The Decline: Bumper Car Wheelchair

As a kid, there was one ride at a carnival or theme park where you would rarely see me: bumper cars. I hated them. Sorry, I don’t have a photo to illustrate this paragraph; if I did, I would be the terrified looking kid (or adult) stuck in the corner with everybody crashing into me. There was nothing fun about it. I can probably count on one hand the number of times I have allowed myself to be in a bumper car. Each of those times my participation was only under great duress from a friend. The last time was when my kids were small (and super cute), with big eyes and sweet voices that pleaded, “Puhlleeeze, Mom!” So, I acquiesced and ended up in another corner – this time my own kids taking devious joy in crashing into me. I can smile about it now, but back then I couldn’t wait to get out of that car!

You might be wondering why I even bring up this crazy aversion related to bumper cars. Something I saw in my momma’s world today reminded me of my scary experience with bumper cars. Let me tell you about it.

As I mentioned in one of my last posts (you can read it here), mom has been closing her eyes to the world around her. Perhaps she is just tired, but I think it is her way of shutting out some of the confusing stimuli. Living life with her eyes closed may offer a measure of control over her world. In combination with her inability to hear, closing her eyes may bring peace and control to her chaotic world of life with Alzheimer’s. Nowadays, she eats most meals with her eyes closed; a bit messy and effectively shuts out any interaction with her table-mates. When she is offered the medications she takes, Mom often refuses by closing her eyes tight. In effect, she makes the unpleasant things in life disappear, much like a child who thinks you can’t see them if they cover their eyes and can’t see you.

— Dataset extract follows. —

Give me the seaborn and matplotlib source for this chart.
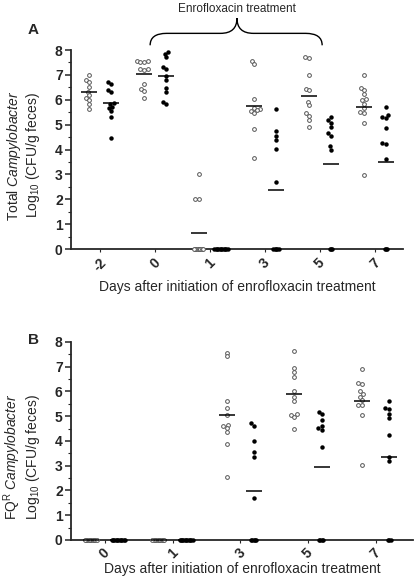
import pandas as pd
import matplotlib
matplotlib.use("Agg")
import matplotlib.pyplot as plt
from matplotlib.path import Path
from matplotlib.patches import PathPatch
from matplotlib.ticker import MultipleLocator
import seaborn as sns

# ---- data (log10 CFU/g feces) ----
days_total = ["-2", "0", "1", "3", "5", "7"]
days_fqr = ["0", "1", "3", "5", "7"]
groups = ["open", "filled"]

total_open = [
    [6.99, 6.81, 6.73, 6.52, 6.32, 6.18, 6.09, 6.01, 5.82, 5.61],
    [7.56, 7.56, 7.52, 7.52, 7.22, 7.22, 7.18, 6.65, 6.45, 6.36, 6.09],
    [3.0, 2.0, 2.0, 0, 0, 0, 0, 0, 0, 0, 0],
    [7.55, 7.42, 6.05, 5.68, 5.62, 5.58, 5.55, 5.48, 4.81, 3.67],
    [7.70, 7.66, 6.99, 6.45, 6.39, 5.92, 5.78, 5.45, 5.34, 5.18, 4.89],
    [6.99, 6.49, 6.41, 6.25, 6.05, 5.98, 5.85, 5.65, 5.51, 5.45, 5.05, 2.97],
]
total_filled = [
    [6.72, 6.65, 6.41, 6.32, 5.89, 5.85, 5.72, 5.65, 5.54, 5.29, 4.47],
    [7.93, 7.86, 7.72, 7.32, 7.22, 6.95, 6.79, 6.48, 6.32, 5.92, 5.85],
    [0, 0, 0, 0, 0, 0, 0, 0, 0, 0, 0],
    [5.62, 4.74, 4.54, 4.38, 4.02, 2.70, 0, 0, 0, 0, 0],
    [5.29, 5.18, 5.07, 4.89, 4.65, 4.54, 4.14, 4.00, 0, 0, 0],
    [5.69, 5.38, 5.29, 5.25, 4.87, 4.27, 4.24, 3.61, 0, 0, 0],
]
fqr_open = [
    [0, 0, 0, 0, 0, 0, 0, 0, 0, 0],
    [0, 0, 0, 0, 0, 0, 0, 0, 0, 0],
    [7.57, 7.42, 5.60, 5.35, 5.04, 4.66, 4.60, 4.53, 4.37, 3.86, 2.53],
    [7.62, 6.96, 6.79, 6.60, 6.03, 5.78, 5.60, 5.10, 5.04, 4.98, 4.48],
    [6.92, 6.35, 6.32, 6.01, 5.90, 5.78, 5.65, 5.47, 5.47, 5.04, 3.01],
]
fqr_filled = [
    [0, 0, 0, 0, 0, 0, 0, 0, 0, 0, 0],
    [0, 0, 0, 0, 0, 0, 0, 0, 0, 0, 0],
    [4.73, 4.62, 4.00, 3.56, 3.37, 1.69, 0, 0, 0, 0, 0],
    [5.19, 5.08, 4.84, 4.61, 4.53, 4.45, 3.76, 0, 0, 0, 0],
    [5.60, 5.33, 5.31, 5.10, 4.91, 4.23, 3.37, 3.19, 0, 0, 0],
]

xlabel_text = "Days after initiation of enrofloxacin treatment"


def long_table(days, open_vals, filled_vals):
    rows = []
    for d, ov, fv in zip(days, open_vals, filled_vals):
        rows += [(d, "open", v) for v in ov]
        rows += [(d, "filled", v) for v in fv]
    return pd.DataFrame(rows, columns=["day", "group", "log_cfu"])


def draw_panel(ax, df, days, ylabel_text, xlim):
    # zeros are packed tighter than the detected values, as in the original
    for part, lay_size in [(df[df.log_cfu > 0], 2.6), (df[df.log_cfu == 0], 0.9)]:
        sns.swarmplot(data=part, x="day", y="log_cfu", hue="group", order=days,
                      hue_order=groups, palette={"open": "white", "filled": "black"},
                      dodge=True, size=lay_size, linewidth=0, legend=False, ax=ax,
                      zorder=3)
    sns.pointplot(data=df, x="day", y="log_cfu", hue="group", order=days,
                  hue_order=groups, palette={"open": "black", "filled": "black"},
                  estimator="mean", errorbar=None, dodge=0.4, markers="_",
                  linestyles="none", markersize=11, markeredgewidth=1.1,
                  legend=False, ax=ax, zorder=4)
    ax.set_ylim(0, 8)
    ax.set_xlim(*xlim)
    ax.yaxis.set_major_locator(MultipleLocator(1))
    ax.yaxis.set_minor_locator(MultipleLocator(0.5))
    ax.tick_params(axis="y", which="major", length=4.5, width=1.1, labelsize=10, pad=1.5)
    ax.tick_params(axis="y", which="minor", length=2, width=0.8)
    ax.tick_params(axis="x", length=2.5, width=0.8, labelsize=10, pad=2)
    for lab in ax.get_yticklabels() + ax.get_xticklabels():
        lab.set_fontweight("bold")
    for lab in ax.get_xticklabels():
        lab.set_rotation(45)
    for side in ["left", "bottom"]:
        ax.spines[side].set_linewidth(1.3)
    sns.despine(ax=ax)
    ax.set_ylabel(ylabel_text, fontsize=10, linespacing=1.05)
    ax.set_xlabel(xlabel_text, fontsize=10)


sns.set_style("ticks")
plt.rcParams["font.family"] = ["Liberation Sans", "DejaVu Sans"]
plt.rcParams["mathtext.fontset"] = "custom"
plt.rcParams["mathtext.rm"] = "Liberation Sans"
plt.rcParams["mathtext.it"] = "Liberation Sans:italic"

fig = plt.figure(figsize=(4.15, 5.81), dpi=100)
ax_a = fig.add_axes([0.171, 0.5714, 0.800, 0.3425])
ax_b = fig.add_axes([0.171, 0.0706, 0.824, 0.3408])

df_total = long_table(days_total, total_open, total_filled)
df_fqr = long_table(days_fqr, fqr_open, fqr_filled)

draw_panel(ax_a, df_total, days_total,
           "Total $\\it{Campylobacter}$\nLog$_{10}$ (CFU/g feces)", (-0.53, 5.51))
draw_panel(ax_b, df_fqr, days_fqr,
           "FQ$^{\\mathrm{R}}$ $\\it{Campylobacter}$\nLog$_{10}$ (CFU/g feces)",
           (-0.50, 4.55))

ax_a.yaxis.set_label_coords(-0.088, 0.47)
ax_b.yaxis.set_label_coords(-0.086, 0.42)
ax_a.xaxis.set_label_coords(0.5, -0.155)
ax_b.xaxis.set_label_coords(0.5, -0.112)

# brace over the treatment period
L, R, tip = 0.91, 4.04, 2.49
yb, yh, yt = 8.19, 8.67, 9.28
verts = [(L, yb), (L, yh), (L + 0.3, yh),
         (tip - 0.3, yh), (tip, yh), (tip, yt),
         (tip, yh), (tip + 0.3, yh),
         (R - 0.3, yh), (R, yh), (R, yb)]
codes = [Path.MOVETO, Path.CURVE3, Path.CURVE3,
         Path.LINETO, Path.CURVE3, Path.CURVE3,
         Path.CURVE3, Path.CURVE3,
         Path.LINETO, Path.CURVE3, Path.CURVE3]
ax_a.add_patch(PathPatch(Path(verts, codes), fill=False, lw=1.0,
                         edgecolor="black", clip_on=False))
fig.text(237 / 415, 1 - 9 / 581, "Enrofloxacin treatment", ha="center",
         va="center", fontsize=8.5)
fig.text(0.08, 1 - 30 / 581, "A", fontsize=11, fontweight="bold",
         ha="center", va="center")
fig.text(0.08, 1 - 340 / 581, "B", fontsize=11, fontweight="bold",
         ha="center", va="center")

# lay out swarms with a compact size, then freeze them and restyle the markers
fig.canvas.draw()
for ax in [ax_a, ax_b]:
    for c in ax.collections:
        c.__dict__.pop("draw", None)
        fc = c.get_facecolor()
        if len(fc) and fc[0][0] > 0.5:
            c.set_facecolor("white")
            c.set_edgecolor("#555555")
            c.set_linewidth(0.7)
            c.set_sizes([2.7 ** 2])
        else:
            c.set_facecolor("black")
            c.set_edgecolor("black")
            c.set_linewidth(0)
            c.set_sizes([3.2 ** 2])
        c.set_clip_on(False)

fig.savefig("out.png", dpi=100)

Mom’s latest eyes closed activity has been fiddle-footing around in her wheelchair with her eyes closed. Watching her bump into walls and other obstructions in her path reminds me very much of driving a bumper car with her eyes closed. Over and over again, she’ll try to propel herself through a doorway, not bothering to open her eyes to see that she is hung up on the door frame. As afternoon anxiety seeps into her consciousness, she will bump-bump-bump her way around her room, sometimes getting stuck in a corner and then whimpering that she is stuck. When offered help, she often refuses and continues to whimper about her stuck-ness, rather than accept help from someone who cares about her.

As I watched my mom struggle with this today, I was reminded of another person who has similar self-imposed blindness.

Myself.

How many times do I keep bump-bump-bumping into obstacles to growth in my life without bothering to open my eyes to my need for help?

In an effort to encourage us to apply the truth of God’s Word in our lives, our pastor likes to give us homework at the close of his sermons. I try very hard to complete at least one of the three suggested assignments each week. This week’s sermon really challenged me (you can hear “Declaring War in 2020 – Part 3” here), and one of his suggested assignments really resonated with me. So here’s the assignment I’m prayerfully considering this week:

Who have I invited to help me grow spiritually?”